Friday, June 01, 2012

Bill & Eddie & the sea

My grandfather stood handphone in ear outside a small redbricked one-story unit, he stopped pacing as the call connected and though his jumbled salutations and disjointed nervous spurts of laughter, I could tell he was more excited than he'd been in a while...

'Um hi uncle Bill!', 'Hello..?'  "...Bill! yeah! we were just in Geelong and um, we're outside your house! Haha yes! actually the front door. ha!ha! no it was open! um yeah I called your name but nobody. Oh. Ah, Happy new year. yes, oh. Sorry, I didn't know you'd still be asleep. Yes we thought we'd surprise you. Oh heh ok.'

He's sheepish when he hangs up the phone and paces back over to us, where we'd been standing for the last 10 minutes waiting for him to reach the illusive Uncle Bill, a man who had served on several ships with my grandfather since the early 60s, and was now living in a small 4 unit retirement village in Geelong, a 1+ish hour drive from central Melbourne.

Uncle Bill, as it turns out is not one for surprises and was a little startled/ frustrated by the 11am wake up call from his old friend, family + grandson.

No Matter, he invites us in and my granddad begins a very slow but cordial unravelling of their collective histories. I sit on the corner of a tattered and slightly over crowded living room covered in hardcover books reading "NATURE! AT ITS WORST!", and stacks of technical magazine's like the local electrical engineer's digest.

Uncle Bill tosses me a silicone chip board covered in multicolored knobs and solder he'd been working on with one of those magnifying headsets people at electronic assembly lines wear. He tells me its form his radio that he's fixing.

3 hours on, we're driving out of Geelong and towards Cliffton Hill where uncle bill's son Shawn works. We pull up outside a industrial sized garage with all sorts of vehicles pulled up outside, including a Jetski, Speed boat, a corvette and a huge minivan with 'Shawn's Autorepairs' stencilled on the side of it in a flaming hot-rod type font.

Shawn is a pretty heavy set eurasian guy wearing khaki racer overalls and has a steel harley davidson ring on his ring finger. He'd been working on fashioning a shaft for a speedboat engine, and has to wipe the grease off his fingers several times before giving us handshakes and a quick demo of his machine shop - where he fabricates all manner of metal parts for engine and body repairs to any kind of vehicle.

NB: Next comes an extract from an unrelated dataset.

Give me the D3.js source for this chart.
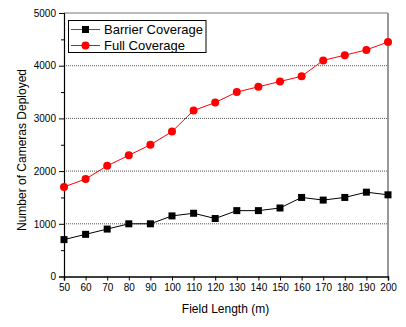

He complains about how it's a damn shame how kids these days are so into computers they forget the importance of a basic knowledge of industrial and electrical engineering. I nod as I run my hand against the steel frame of a new wheel base he'd just welded together which will form the chassis for a new race truck he'd built from scratch.

As we leave Shawn pats my granddad on the back. 'You know Eddie (my granddad's name), a lot of my mates working the ships still talk about how hard you were on them.' My granddad grins for a bit and then gets bashful. It turns out he'd trained a lot of the electrical engineers and apparently had a reputation for being the strictest and harshest of the lot. Uncle Bill smiled a little and continued to pace around and admire he's son's latest engine block.

It was a long, slow and quiet drive back to Melbourne as it dawned on me how little I actually knew about my grandparents and how small my size felt.